Alors Jaune patienta. Il ravala ses accusations avec amertume et s’isola des autres, gardant ses préoccupations et commentaires pour lui-même. Quelques soupçons pesèrent à nouveau sur lui mais il se savait irréprochable et ne manquait jamais de s’innocenter auprès de multiples membres de l’équipage. Si l’un des couteaux de boucher émoussés qui traînaient depuis belle lurette au fond de la réserve disparut au même moment… eh bien, ce n’était qu’une des innombrables malheureuses coïncidences qui faisaient le malheur de Mira HQ ces derniers temps, n’est-ce pas ?

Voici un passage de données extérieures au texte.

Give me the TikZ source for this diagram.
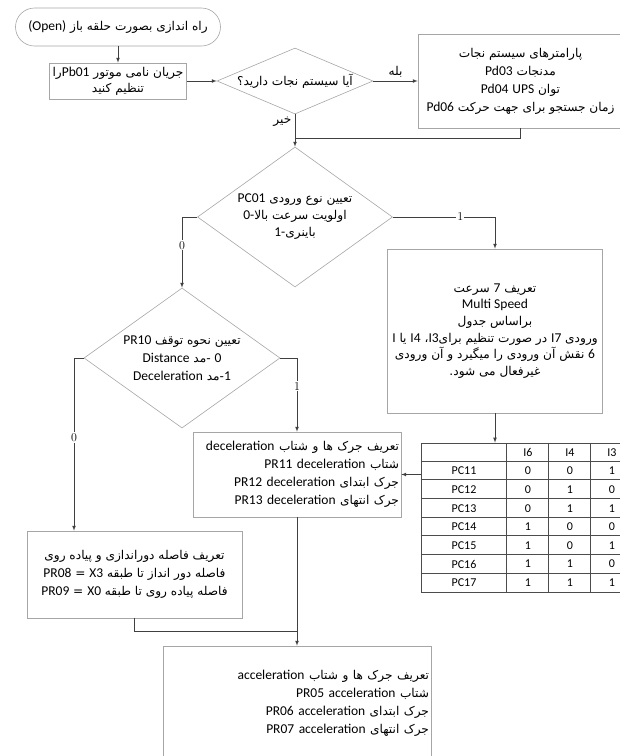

Et si ledit couteau se retrouva planté dans le ventre de Blanche à un moment où elle s’était malencontreusement retrouvée seule au milieu du laboratoire – eh bien, ma foi, qui pourrait reprocher à Jaune d’avoir agi pour le bien commun ? A ce stade d’inaction, cela relevait presque de la légitime défense. L’équipage ne pouvait pas se permettre de perdre d’autres coéquipiers aux mains des Imposteurs et si Noir n’avait pas le cran d’agir, alors Jaune veillerait à ce que justice soit rendue… quitte à se salir les mains.
Ou à mourir.
Lorsque Rouge vint enfin le trouver, alors qu’il se terrait au fin fond de la réserve, il était fin prêt. Son couteau levé comme un bouclier face à lui, il siffla face à l’Imposteur et le défia d’un regard goguenard.
— Finissons-en ! cracha Jaune avec tout le mépris du monde.

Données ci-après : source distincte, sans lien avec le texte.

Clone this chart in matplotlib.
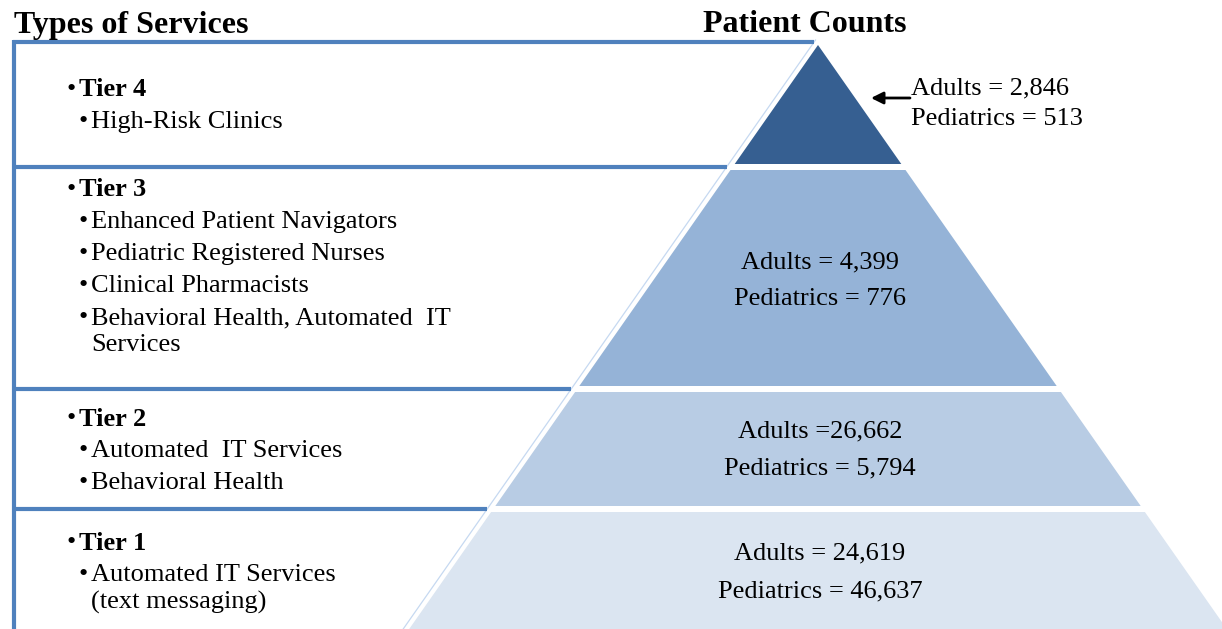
import matplotlib
matplotlib.use("Agg")
import matplotlib.pyplot as plt
from matplotlib.patches import Polygon

# ---- data ----
tiers = ["Tier 4", "Tier 3", "Tier 2", "Tier 1"]
services = [
    ["High-Risk Clinics"],
    ["Enhanced Patient Navigators", "Pediatric Registered Nurses",
     "Clinical Pharmacists", "Behavioral Health, Automated  IT\nServices"],
    ["Automated  IT Services", "Behavioral Health"],
    ["Automated IT Services\n(text messaging)"],
]
adults = [2846, 4399, 26662, 24619]
pediatrics = [513, 776, 5794, 46637]
adult_sep = [" = ", " = ", " =", " = "]
left_title = "Types of Services"
right_title = "Patient Counts"

# ---- layout / style ----
W, H = 1222, 629
colors = ["#365F91", "#95B3D7", "#B8CCE4", "#DBE5F1"]
line_col = "#4F81BD"
font = "Liberation Serif"
fs = 19
dy = 2  # small vertical text offset

apex_x, apex_y, k = 818, 45, 0.70
bands = [(45, 164), (170, 386), (392, 506), (512, 660)]
box_tops = [42, 167, 389, 509]
heading_y = [88, 188, 417, 541]
count_y = [None, (260, 297), (429, 466), (551, 589)]
thin_off = 6

fig = plt.figure(figsize=(W / 100, H / 100), dpi=100)
ax = fig.add_axes([0, 0, 1, 1])
ax.set_xlim(0, W)
ax.set_ylim(H, 0)
ax.axis("off")

def half(y):
    return k * (y - apex_y)

# pyramid
for i, (t, b) in enumerate(bands):
    pts = [(apex_x - half(t), t), (apex_x + half(t), t),
           (apex_x + half(b), b), (apex_x - half(b), b)]
    ax.add_patch(Polygon(pts, closed=True, facecolor=colors[i], edgecolor="none", zorder=2))

# thin light line parallel to left edge
ax.plot([apex_x - thin_off - half(40), apex_x - thin_off - half(660)], [40, 660],
        color="#C6D9F1", lw=0.9, zorder=1)

# left boxes
ax.plot([14, 14], [box_tops[0] - 2, H + 5], color=line_col, lw=3, solid_capstyle="butt", zorder=3)
for yb in box_tops:
    xe = apex_x - thin_off - half(yb)
    ax.plot([12.5, xe], [yb, yb], color=line_col, lw=3, solid_capstyle="butt", zorder=3)

# titles
ax.text(14, 25, left_title, fontsize=23, fontweight="bold", family=font,
        ha="left", va="center", zorder=5)
ax.text(805, 25, right_title, fontsize=23, fontweight="bold", family=font,
        ha="center", va="center", zorder=5)

# tier texts
for i, tier in enumerate(tiers):
    y = heading_y[i] + dy
    ax.text(66, y, "\u2022", fontsize=fs, family=font, ha="left", va="center", zorder=5)
    ax.text(79, y, tier, fontsize=fs, fontweight="bold", family=font,
            ha="left", va="center", zorder=5)
    y += 32
    for item in services[i]:
        lines = item.split("\n")
        ax.text(78, y, "\u2022", fontsize=fs, family=font, ha="left", va="center", zorder=5)
        for j, ln in enumerate(lines):
            ax.text(91, y, ln, fontsize=fs, family=font, ha="left", va="center", zorder=5)
            if j < len(lines) - 1:
                y += 27
        y += 32

# counts
for i in range(1, 4):
    ya, yp = count_y[i]
    ax.text(820, ya + dy, f"Adults{adult_sep[i]}{adults[i]:,}", fontsize=fs, family=font,
            ha="center", va="center", zorder=5)
    ax.text(820, yp + dy, f"Pediatrics = {pediatrics[i]:,}", fontsize=fs, family=font,
            ha="center", va="center", zorder=5)

# tier 4 annotation
ax.text(911, 86 + dy, f"Adults{adult_sep[0]}{adults[0]:,}", fontsize=fs, family=font,
        ha="left", va="center", zorder=5)
ax.text(911, 117 + dy, f"Pediatrics = {pediatrics[0]:,}", fontsize=fs, family=font,
        ha="left", va="center", zorder=5)
ax.annotate("", xy=(871, 98), xytext=(910, 98),
            arrowprops=dict(arrowstyle="-|>", color="black", lw=2, mutation_scale=18,
                            shrinkA=0, shrinkB=0), zorder=5)

fig.savefig("out.png", dpi=100, facecolor="white")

La réaction de son ennemi le prit de court : au lieu de l’attaquer ou de s’enfuir dans les couloirs, Rouge se contenta de le toiser avant de découvrir une rangée de dents acérées comme des rasoirs, agrémenté d’une langue fourchue. Inhumaine.
— Finir ? ricana l’Imposteur d’une voix gutturale. Nous venons à peine de commencer, Jaune.
— Commencer quoi ?! s’énerva Jaune alors que ses mains devenaient de plus en plus moites. A nous exterminer ? Eh bien, c’est raté – je me suis occupé de ta semblable la dernière fois, je peux très bien recommencer !
— Je sais, susurra Rouge. Blanche avait de grands projets pour toi : elle pensait que tu ferais une excellente recrue. Je dois admettre ne pas l’avoir crue mais elle aura fini par avoir le dernier mot.
L’air se figea entre eux, devenant plus glacial que le vide intersidéral de l’espace.
— Que veux-tu dire ? exigea Jaune, toute animosité envolée. Sa voix résonnait étrangement à ses oreilles : elle lui paraissait creuse, éteinte, dépourvue de toute passion. Comme si elle appartenait à un autre.
Rouge se contenta d’éclater de rire.
— Les Coéquipiers ne tuent pas dans l’ombre comme tu l’as fait, Jaune. Ce n’est pas dans leur nature, révéla-t-il en refermant ses doigts sur le poignet de son opposant. Ils n’ont que l’avantage du nombre pour se débarrasser de nous avant qu’il ne soit trop tard : seuls contre nous, ils ne peuvent rien, même armés jusqu’aux dents. Tu as tué Blanche parce que tu es des nôtres, Jaune ; tu t’es fourvoyé trop longtemps dans les ténèbres.
Le goût amer qui avait envahi la bouche de Jaune se changea en métal. Tout son gosier lui faisait l’effet d’avoir avalé du mercure fondu – il connaissait ce goût pourtant, le goût de son propre sang, âpre et désagréable mais intrinsèquement familier. Lorsque le verre du scaphandre de Rouge toucha le sien, Jaune put voir son propre reflet danser dans celui de l’Imposteur : des dents pointues par dizaines, aussi tranchantes que des rasoirs, au milieu desquelles trônait une langue fendue en deux. Inhumaine.
Comme Jaune.
— Tu as retrouvé les tiens, mon frère, asséna Rouge, la voix remplie d’une chaleur nouvelle. Sois le bienvenu.